Have you guys heard about this project called Venice Dell? It’s a saga. It started over ten years ago. Ten years. Why should it take ten years to build an affordable housing project in the city of Los Angeles? It’s a tragedy and it’s an outrage. And this is an affordable housing project that is slated to be built on a public parking lot here in Venice, literally down the street. And it’s so underutilized. The Venice Run Club meets there every Wednesday. It is so underutilized that I’ve been there multiple times, and every time I’m there, some bicyclist is using it as a cut through path. We don’t have the bike lanes, but we have this empty parking lot that you can just bike through here. And, Mike, when he was a council member, started to say we should use this affordable, this public parking lot for affordable housing and went through all the public proper channels and went through all the city council meetings. There’s a contract for it. There was public comment against it. They filed a lawsuit, as they always do NIMBYs do, to try to kill this project. Those lawsuits were defeated. And yet our current council member campaigned in 2022 on killing this project, killing 120 units. For people who are on our streets, it’s the only way we’re going to help solve the homelessness crisis for our workers, our airport workers, our grocery workers. She campaigned on killing it. She campaigned on killing another shelter also across the street from her. And I had a front row seat to this because this is the work I’ve been doing.

So in 2024, I filed a lawsuit against the city of LA to hold the city accountable to its promises, and it got so bad she wasn’t listening. So and people were, you know, looking around, we’re trying to decide who is going to what are we going to do about Tracy Park? How are we going to how are we going to take out Tracy Park? And finally, I was so mad that I said, I will run for office. It was I, I was so mad. Don’t get me mad, don’t get me mad. Los Angeles and so I’ve been, we’ve been we’ve been running this campaign. And what I’ve learned in my career in the last 15 years is that we, all of us, it takes all of us to organize and demand change. All of us. I’ve been in so many hard fights with so many of you. It’s not just the people in those elected seats that are going to change the system, but those people in those seats are so, so important. You can show up at City Hall every single day at public comment and not be heard. You can show up. You can demand the changes that need to be made to LAPD, the housing that needs to be built, and if those people in those seats are not listening and are not willing to take the risk to actually enact that change, then we’re screwed. So we really do need it really does matter.

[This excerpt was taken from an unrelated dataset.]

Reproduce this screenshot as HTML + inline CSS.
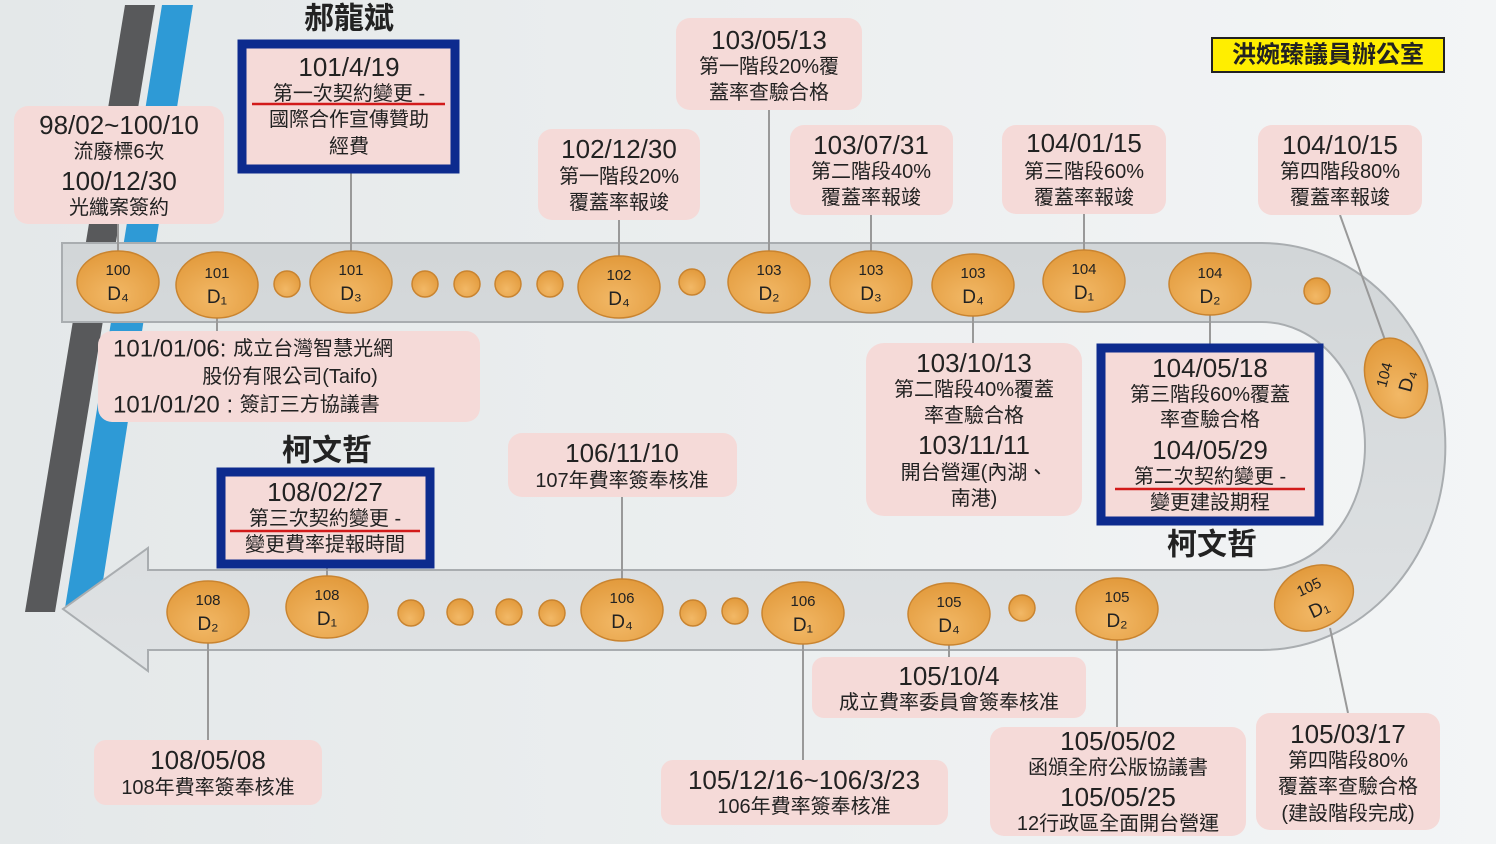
<!DOCTYPE html>
<html><head><meta charset="utf-8"><style>
html,body{margin:0;padding:0;background:#eceff0}
svg{display:block}
text{font-family:"Liberation Sans","Noto Sans CJK TC",sans-serif;fill:#222}
</style></head><body>
<svg width="1496" height="844" viewBox="0 0 1496 844" xmlns="http://www.w3.org/2000/svg">
<defs>
<linearGradient id="bg" x1="0" x2="1"><stop offset="0" stop-color="#e4e8e9"/><stop offset="1" stop-color="#f3f5f6"/></linearGradient>
<radialGradient id="og" cx="0.45" cy="0.7" r="0.7"><stop offset="0" stop-color="#f2b866"/><stop offset="1" stop-color="#e29a3c"/></radialGradient>
<linearGradient id="band" x1="0" y1="0" x2="0" y2="1"><stop offset="0" stop-color="#d2d6d8"/><stop offset="1" stop-color="#dfe2e4"/></linearGradient>
</defs>
<rect width="1496" height="844" fill="url(#bg)"/>
<polygon points="125,5 155,5 55,612 25,612" fill="#58595b"/>
<polygon points="162,5 193,5 100,600 65,608" fill="#2e9ad6"/>
<path d="M62,243 H1262 A183,203 0 0 1 1262,650 H148 V671 L63,609 L148,548 V570 H1262 A103,124 0 0 0 1262,322 H62 Z" fill="url(#band)" stroke="#a9adb0" stroke-width="2"/>
<g stroke="#999" stroke-width="2">
<line x1="118" y1="224" x2="118" y2="252"/><line x1="217" y1="312" x2="217" y2="331"/>
<line x1="351" y1="173" x2="351" y2="252"/><line x1="619" y1="220" x2="619" y2="258"/>
<line x1="769" y1="110" x2="769" y2="252"/><line x1="871" y1="215" x2="871" y2="252"/>
<line x1="973" y1="312" x2="973" y2="343"/><line x1="1084" y1="214" x2="1084" y2="252"/>
<line x1="1210" y1="312" x2="1210" y2="344"/><line x1="1340" y1="215" x2="1385" y2="340"/>
<line x1="622" y1="497" x2="622" y2="582"/><line x1="327" y1="568" x2="327" y2="580"/>
<line x1="208" y1="640" x2="208" y2="740"/><line x1="803" y1="640" x2="803" y2="760"/>
<line x1="949" y1="640" x2="949" y2="657"/><line x1="1117" y1="638" x2="1117" y2="727"/>
<line x1="1330" y1="628" x2="1348" y2="713"/>
</g>
<g fill="url(#og)" stroke="#c98430" stroke-width="1.5">
<ellipse cx="118" cy="282" rx="41" ry="31"/><ellipse cx="217" cy="285" rx="41" ry="33"/>
<circle cx="287" cy="284" r="13"/><ellipse cx="351" cy="282" rx="41" ry="31"/>
<circle cx="425" cy="284" r="13"/><circle cx="467" cy="284" r="13"/><circle cx="508" cy="284" r="13"/><circle cx="550" cy="284" r="13"/>
<ellipse cx="619" cy="287" rx="41" ry="31"/><circle cx="692" cy="282" r="13"/>
<ellipse cx="769" cy="282" rx="41" ry="31"/><ellipse cx="871" cy="282" rx="41" ry="31"/>
<ellipse cx="973" cy="285" rx="41" ry="31"/><ellipse cx="1084" cy="281" rx="41" ry="31"/>
<ellipse cx="1210" cy="284" rx="41" ry="31"/><circle cx="1317" cy="291" r="13"/>
<ellipse cx="1396" cy="378" rx="30" ry="41" transform="rotate(-20 1396 378)"/>
<ellipse cx="1314" cy="598" rx="41" ry="31" transform="rotate(-25 1314 598)"/>
<ellipse cx="208" cy="612" rx="41" ry="31"/><ellipse cx="327" cy="607" rx="41" ry="31"/>
<circle cx="411" cy="613" r="13"/><circle cx="460" cy="612" r="13"/><circle cx="509" cy="612" r="13"/><circle cx="552" cy="613" r="13"/>
<ellipse cx="622" cy="610" rx="41" ry="31"/><circle cx="693" cy="613" r="13"/><circle cx="735" cy="611" r="13"/>
<ellipse cx="803" cy="613" rx="41" ry="31"/><ellipse cx="949" cy="614" rx="41" ry="31"/>
<circle cx="1022" cy="608" r="13"/><ellipse cx="1117" cy="609" rx="41" ry="31"/>
</g>
<g font-size="15" text-anchor="middle">
<text x="118" y="275">100</text><text x="118" y="300" font-size="19">D₄</text>
<text x="217" y="278">101</text><text x="217" y="303" font-size="19">D₁</text>
<text x="351" y="275">101</text><text x="351" y="300" font-size="19">D₃</text>
<text x="619" y="280">102</text><text x="619" y="305" font-size="19">D₄</text>
<text x="769" y="275">103</text><text x="769" y="300" font-size="19">D₂</text>
<text x="871" y="275">103</text><text x="871" y="300" font-size="19">D₃</text>
<text x="973" y="278">103</text><text x="973" y="303" font-size="19">D₄</text>
<text x="1084" y="274">104</text><text x="1084" y="299" font-size="19">D₁</text>
<text x="1210" y="278">104</text><text x="1210" y="303" font-size="19">D₂</text>
<g transform="rotate(-75 1396 378)"><text x="1396" y="371">104</text><text x="1396" y="396" font-size="19">D₄</text></g>
<g transform="rotate(-25 1314 598)"><text x="1314" y="591">105</text><text x="1314" y="616" font-size="19">D₁</text></g>
<text x="208" y="605">108</text><text x="208" y="630" font-size="19">D₂</text>
<text x="327" y="600">108</text><text x="327" y="625" font-size="19">D₁</text>
<text x="622" y="603">106</text><text x="622" y="628" font-size="19">D₄</text>
<text x="803" y="606">106</text><text x="803" y="631" font-size="19">D₁</text>
<text x="949" y="607">105</text><text x="949" y="632" font-size="19">D₄</text>
<text x="1117" y="602">105</text><text x="1117" y="627" font-size="19">D₂</text>
</g>
<g fill="#f5dad8">
<rect x="14" y="106" width="210" height="118" rx="14"/>
<rect x="676" y="18" width="186" height="92" rx="14"/>
<rect x="538" y="129" width="162" height="91" rx="14"/>
<rect x="790" y="125" width="163" height="90" rx="14"/>
<rect x="1002" y="125" width="164" height="89" rx="14"/>
<rect x="1258" y="125" width="164" height="90" rx="14"/>
<rect x="98" y="331" width="382" height="91" rx="14"/>
<rect x="508" y="433" width="229" height="64" rx="14"/>
<rect x="866" y="343" width="216" height="173" rx="18"/>
<rect x="812" y="657" width="274" height="61" rx="12"/>
<rect x="94" y="740" width="228" height="65" rx="12"/>
<rect x="661" y="760" width="287" height="65" rx="12"/>
<rect x="990" y="727" width="256" height="109" rx="14"/>
<rect x="1256" y="713" width="184" height="117" rx="14"/>
</g>
<rect x="242" y="44" width="213" height="125" fill="#f5dad8" stroke="#0d2b8e" stroke-width="9"/>
<rect x="221" y="472" width="209" height="92" fill="#f5dad8" stroke="#0d2b8e" stroke-width="9"/>
<rect x="1101" y="348" width="218" height="173" fill="#f5dad8" stroke="#0d2b8e" stroke-width="9"/>
<rect x="1212" y="38" width="232" height="34" fill="#ffee00" stroke="#222" stroke-width="2"/>
<g stroke="#d21a1a" stroke-width="2.5">
<line x1="252" y1="104" x2="445" y2="104"/><line x1="230" y1="531" x2="420" y2="531"/><line x1="1115" y1="489" x2="1305" y2="489"/>
</g>
<g text-anchor="middle" dominant-baseline="central">
<text x="119" y="125" font-size="26">98/02~100/10</text><text x="119" y="152" font-size="20">流廢標6次</text>
<text x="119" y="181" font-size="26">100/12/30</text><text x="119" y="208" font-size="20">光纖案簽約</text>
<text x="349" y="19" font-size="30" font-weight="bold">郝龍斌</text>
<text x="349" y="67" font-size="26">101/4/19</text><text x="349" y="94" font-size="20">第一次契約變更 -</text>
<text x="349" y="120" font-size="20">國際合作宣傳贊助</text><text x="349" y="147" font-size="20">經費</text>
<text x="769" y="40" font-size="26">103/05/13</text><text x="769" y="67" font-size="20">第一階段20%覆</text><text x="769" y="93" font-size="20">蓋率查驗合格</text>
<text x="619" y="149" font-size="26">102/12/30</text><text x="619" y="177" font-size="20">第一階段20%</text><text x="619" y="203" font-size="20">覆蓋率報竣</text>
<text x="871" y="145" font-size="26">103/07/31</text><text x="871" y="172" font-size="20">第二階段40%</text><text x="871" y="198" font-size="20">覆蓋率報竣</text>
<text x="1084" y="143" font-size="26">104/01/15</text><text x="1084" y="172" font-size="20">第三階段60%</text><text x="1084" y="198" font-size="20">覆蓋率報竣</text>
<text x="1340" y="145" font-size="26">104/10/15</text><text x="1340" y="172" font-size="20">第四階段80%</text><text x="1340" y="198" font-size="20">覆蓋率報竣</text>
<text x="1328" y="55" font-size="24" font-weight="bold">洪婉臻議員辦公室</text>
<text x="113" y="349" font-size="24" text-anchor="start">101/01/06: <tspan font-size="20">成立台灣智慧光網</tspan></text>
<text x="290" y="377" font-size="20">股份有限公司(Taifo)</text>
<text x="113" y="405" font-size="24" text-anchor="start">101/01/20 : <tspan font-size="20">簽訂三方協議書</tspan></text>
<text x="327" y="451" font-size="30" font-weight="bold">柯文哲</text>
<text x="325" y="492" font-size="26">108/02/27</text><text x="325" y="519" font-size="20">第三次契約變更 -</text><text x="325" y="545" font-size="20">變更費率提報時間</text>
<text x="622" y="453" font-size="26">106/11/10</text><text x="622" y="481" font-size="20">107年費率簽奉核准</text>
<text x="974" y="363" font-size="26">103/10/13</text><text x="974" y="390" font-size="20">第二階段40%覆蓋</text><text x="974" y="416" font-size="20">率查驗合格</text>
<text x="974" y="445" font-size="26">103/11/11</text><text x="974" y="473" font-size="20">開台營運(內湖、</text><text x="974" y="499" font-size="20">南港)</text>
<text x="1210" y="368" font-size="26">104/05/18</text><text x="1210" y="395" font-size="20">第三階段60%覆蓋</text><text x="1210" y="420" font-size="20">率查驗合格</text>
<text x="1210" y="450" font-size="26">104/05/29</text><text x="1210" y="477" font-size="20">第二次契約變更 -</text><text x="1210" y="503" font-size="20">變更建設期程</text>
<text x="1212" y="545" font-size="30" font-weight="bold">柯文哲</text>
<text x="949" y="676" font-size="26">105/10/4</text><text x="949" y="703" font-size="20">成立費率委員會簽奉核准</text>
<text x="208" y="760" font-size="26">108/05/08</text><text x="208" y="788" font-size="20">108年費率簽奉核准</text>
<text x="804" y="780" font-size="26">105/12/16~106/3/23</text><text x="804" y="807" font-size="20">106年費率簽奉核准</text>
<text x="1118" y="741" font-size="26">105/05/02</text><text x="1118" y="768" font-size="20">函頒全府公版協議書</text>
<text x="1118" y="797" font-size="26">105/05/25</text><text x="1118" y="824" font-size="20">12行政區全面開台營運</text>
<text x="1348" y="734" font-size="26">105/03/17</text><text x="1348" y="761" font-size="20">第四階段80%</text><text x="1348" y="787" font-size="20">覆蓋率查驗合格</text><text x="1348" y="814" font-size="20">(建設階段完成)</text>
</g>
</svg>
</body></html>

And in this city it only takes eight people. That’s the majority in this city. And right now we have four people that are consistently fighting back against this institutional machine that we have in Los Angeles, but we need more of us in there. We need more of us. We have more support. We have so many friends running this cycle. I’ll just shout out a few. My friend Marissa Roy is running for city attorney. My friend Estrada Diego is running and she denies South Central. My friend Aaron Hernandez is running a tough reelection in CD1. Ruben Martinez is running again and CD 13. We’ve got. So we have we have Nithya, Ramon and Ray Wong running for mayor. We’ve got our comptroller running for like an amazing reelection campaign. Shout out Kenneth. And this is amazing. This is l.a. You guys like we’ve been changing L.A. This way and that’s how we’re going to win council district 11 back.

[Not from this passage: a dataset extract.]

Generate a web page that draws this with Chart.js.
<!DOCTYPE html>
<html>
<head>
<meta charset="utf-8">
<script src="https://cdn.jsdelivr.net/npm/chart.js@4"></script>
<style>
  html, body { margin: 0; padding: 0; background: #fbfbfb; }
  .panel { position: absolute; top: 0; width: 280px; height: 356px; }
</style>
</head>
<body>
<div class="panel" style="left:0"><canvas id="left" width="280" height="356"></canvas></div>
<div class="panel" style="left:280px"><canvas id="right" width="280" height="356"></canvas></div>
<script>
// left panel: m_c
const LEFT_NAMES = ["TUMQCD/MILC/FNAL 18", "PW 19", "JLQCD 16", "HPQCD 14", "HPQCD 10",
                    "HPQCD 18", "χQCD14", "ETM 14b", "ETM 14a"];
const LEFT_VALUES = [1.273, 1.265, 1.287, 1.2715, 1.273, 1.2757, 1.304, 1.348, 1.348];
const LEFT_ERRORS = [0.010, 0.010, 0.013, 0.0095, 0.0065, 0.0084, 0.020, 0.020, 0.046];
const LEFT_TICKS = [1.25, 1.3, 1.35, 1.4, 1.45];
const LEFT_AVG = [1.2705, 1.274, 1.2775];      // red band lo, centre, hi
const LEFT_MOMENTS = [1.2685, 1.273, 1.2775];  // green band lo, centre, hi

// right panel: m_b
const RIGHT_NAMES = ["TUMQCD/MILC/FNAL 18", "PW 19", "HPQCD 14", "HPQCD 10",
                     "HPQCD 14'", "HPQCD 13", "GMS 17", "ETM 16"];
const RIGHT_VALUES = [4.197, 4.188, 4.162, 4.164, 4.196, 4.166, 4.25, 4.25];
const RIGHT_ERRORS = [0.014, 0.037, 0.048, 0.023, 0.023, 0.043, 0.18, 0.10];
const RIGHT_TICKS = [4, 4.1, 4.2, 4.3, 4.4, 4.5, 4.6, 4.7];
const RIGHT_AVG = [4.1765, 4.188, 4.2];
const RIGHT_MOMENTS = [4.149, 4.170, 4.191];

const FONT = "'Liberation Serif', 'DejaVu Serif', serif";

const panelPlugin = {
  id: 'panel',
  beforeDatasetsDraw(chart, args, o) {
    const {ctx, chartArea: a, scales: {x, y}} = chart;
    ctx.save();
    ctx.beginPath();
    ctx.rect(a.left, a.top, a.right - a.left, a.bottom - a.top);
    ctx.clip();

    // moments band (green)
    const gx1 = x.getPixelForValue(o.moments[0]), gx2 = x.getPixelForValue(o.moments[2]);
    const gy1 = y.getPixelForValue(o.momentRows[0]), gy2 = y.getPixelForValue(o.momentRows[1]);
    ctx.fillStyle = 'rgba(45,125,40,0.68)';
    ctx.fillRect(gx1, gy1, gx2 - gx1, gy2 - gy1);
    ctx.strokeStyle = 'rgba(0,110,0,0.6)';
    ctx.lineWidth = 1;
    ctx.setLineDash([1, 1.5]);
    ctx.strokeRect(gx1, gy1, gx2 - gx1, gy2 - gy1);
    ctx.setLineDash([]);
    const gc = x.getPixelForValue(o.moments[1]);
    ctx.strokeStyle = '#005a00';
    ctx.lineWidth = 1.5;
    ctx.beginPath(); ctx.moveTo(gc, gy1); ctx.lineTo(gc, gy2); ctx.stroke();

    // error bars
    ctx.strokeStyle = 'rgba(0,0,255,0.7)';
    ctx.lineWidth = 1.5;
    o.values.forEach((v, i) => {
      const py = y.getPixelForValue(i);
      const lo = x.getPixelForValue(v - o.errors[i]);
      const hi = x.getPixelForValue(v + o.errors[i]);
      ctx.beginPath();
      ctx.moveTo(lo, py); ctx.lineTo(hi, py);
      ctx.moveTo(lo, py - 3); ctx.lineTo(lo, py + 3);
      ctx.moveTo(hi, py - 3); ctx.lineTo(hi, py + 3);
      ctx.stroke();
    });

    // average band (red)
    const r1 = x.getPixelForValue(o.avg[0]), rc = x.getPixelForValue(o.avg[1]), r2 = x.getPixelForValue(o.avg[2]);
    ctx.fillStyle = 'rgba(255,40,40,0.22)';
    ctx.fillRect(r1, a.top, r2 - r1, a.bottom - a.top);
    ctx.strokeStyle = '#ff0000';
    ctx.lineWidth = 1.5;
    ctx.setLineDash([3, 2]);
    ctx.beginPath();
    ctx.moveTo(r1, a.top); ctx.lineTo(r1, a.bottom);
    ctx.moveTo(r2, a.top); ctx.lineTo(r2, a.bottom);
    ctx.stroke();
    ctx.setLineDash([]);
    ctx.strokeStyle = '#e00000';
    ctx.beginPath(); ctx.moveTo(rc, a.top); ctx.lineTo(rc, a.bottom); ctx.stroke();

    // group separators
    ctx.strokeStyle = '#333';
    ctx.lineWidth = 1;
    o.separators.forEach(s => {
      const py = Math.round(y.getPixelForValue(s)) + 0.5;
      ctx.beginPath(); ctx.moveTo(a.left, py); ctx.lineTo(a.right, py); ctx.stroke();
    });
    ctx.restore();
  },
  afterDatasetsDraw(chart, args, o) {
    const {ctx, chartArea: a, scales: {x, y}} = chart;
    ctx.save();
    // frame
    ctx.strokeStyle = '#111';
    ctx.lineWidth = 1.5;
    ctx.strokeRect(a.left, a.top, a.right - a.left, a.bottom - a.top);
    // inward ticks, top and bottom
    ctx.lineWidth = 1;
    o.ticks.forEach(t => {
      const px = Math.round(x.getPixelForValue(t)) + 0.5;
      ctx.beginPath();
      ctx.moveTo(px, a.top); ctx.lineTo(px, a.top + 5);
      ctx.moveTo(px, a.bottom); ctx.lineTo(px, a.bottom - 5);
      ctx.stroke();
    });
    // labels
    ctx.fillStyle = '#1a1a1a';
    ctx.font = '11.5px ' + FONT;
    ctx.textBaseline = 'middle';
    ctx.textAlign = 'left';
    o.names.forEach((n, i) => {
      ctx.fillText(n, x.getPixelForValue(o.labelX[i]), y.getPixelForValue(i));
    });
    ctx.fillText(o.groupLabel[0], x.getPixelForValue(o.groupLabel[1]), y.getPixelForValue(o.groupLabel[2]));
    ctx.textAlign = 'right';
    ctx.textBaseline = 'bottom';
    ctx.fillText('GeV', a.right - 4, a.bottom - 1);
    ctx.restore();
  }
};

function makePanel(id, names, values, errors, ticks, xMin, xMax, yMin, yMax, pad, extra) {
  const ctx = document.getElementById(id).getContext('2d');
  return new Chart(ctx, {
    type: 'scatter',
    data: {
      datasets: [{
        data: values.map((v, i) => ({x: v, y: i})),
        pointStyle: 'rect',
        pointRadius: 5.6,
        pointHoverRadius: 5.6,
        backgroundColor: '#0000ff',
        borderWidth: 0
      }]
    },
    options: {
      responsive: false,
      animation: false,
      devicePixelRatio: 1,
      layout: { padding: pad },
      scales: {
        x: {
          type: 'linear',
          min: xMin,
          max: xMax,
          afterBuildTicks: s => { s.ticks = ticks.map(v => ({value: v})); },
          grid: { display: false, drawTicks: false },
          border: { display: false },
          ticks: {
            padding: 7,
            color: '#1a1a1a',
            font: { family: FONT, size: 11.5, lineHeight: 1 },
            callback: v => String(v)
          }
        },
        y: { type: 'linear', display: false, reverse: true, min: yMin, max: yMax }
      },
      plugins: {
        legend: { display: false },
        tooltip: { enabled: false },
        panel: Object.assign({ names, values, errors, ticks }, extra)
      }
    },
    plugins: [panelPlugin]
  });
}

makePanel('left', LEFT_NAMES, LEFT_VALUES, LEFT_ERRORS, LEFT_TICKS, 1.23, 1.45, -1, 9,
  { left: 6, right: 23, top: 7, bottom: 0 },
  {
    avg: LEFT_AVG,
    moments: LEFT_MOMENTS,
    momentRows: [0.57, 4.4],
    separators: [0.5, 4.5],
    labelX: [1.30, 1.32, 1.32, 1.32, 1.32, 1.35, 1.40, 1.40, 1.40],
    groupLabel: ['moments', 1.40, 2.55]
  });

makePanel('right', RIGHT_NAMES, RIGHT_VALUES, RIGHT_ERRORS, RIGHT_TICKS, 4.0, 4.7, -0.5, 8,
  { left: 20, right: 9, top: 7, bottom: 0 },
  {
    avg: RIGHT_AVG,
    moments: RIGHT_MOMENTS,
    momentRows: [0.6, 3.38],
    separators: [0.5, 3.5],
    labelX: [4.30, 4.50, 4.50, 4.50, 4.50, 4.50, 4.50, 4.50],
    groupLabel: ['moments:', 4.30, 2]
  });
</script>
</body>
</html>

And when we started this race. Thank you. When we started this race, people were like, that’s crazy. You’re going to take Tracy Park on. You’re going to take on the police union. That’s insane. And and yes, we are taking on the police union. They put in $300,000 or more in trying to defeat us. The firefighters union has put in money. I’ve got real estate coming after me, obviously, because I challenged them on the eviction protections. And I think I still think it doesn’t matter, because what we know with wins here in the city is all of us showing up. It matters when all of us are doorknocking when we’re talking to our neighbors. Grace. Grace Doyle, my field director here. Like that’s it. This is how we fight back against this right wing media machine and this misinformation, the fearmongering they’re throwing at us and all the lies, all the bullshit and all the all the scare tactics. Like, this is how we win. And we are weeks away from ballots coming out. Ballots come out May 5th. Well. It’s so soon.

And I just I just really appreciate all of you guys showing up to support this important fundraiser. Please get involved with our campaign. Donations are really important. They pay for my staff and my. The largest field team in the entire city is here in Council District 11. So pay your the money that you give to our campaign. We are not spending it on ugly things that are go in the trash. We’re spending it on people that are investing all of their time because they care so deeply in the city. And so please volunteer. Please donate. Please tell your friends. Please tell your friends that live here, everything west of the 405 except Santa Monica and Culver City and unincorporated. Please tell your friends to vote for me. This race is over on June 2nd. Other races go to November. This one is done. And this is our chance to show the rest of Los Angeles that we won’t really stand for people that block housing here on the West Side. We won’t stand for people that are going to vote against immigrants. We’re not going to stand for people that vote against workers here. This is the West Side where everybody, everybody, everybody, everybody should have a future and can deserve to live. Thank you to. Keep it going for Faizah everybody. Well, and thank you all so much for coming out. That is our show.

Please give it up for Faizah Malik.

Disclaimer: Beyond Baroque Literary Arts Center is a non-partisan 501(c)(3) community arts organization. This event was a private facility rental and does not constitute an endorsement of any candidate or political campaign by Beyond Baroque. The Beachhead, however,  is all in for Faizah.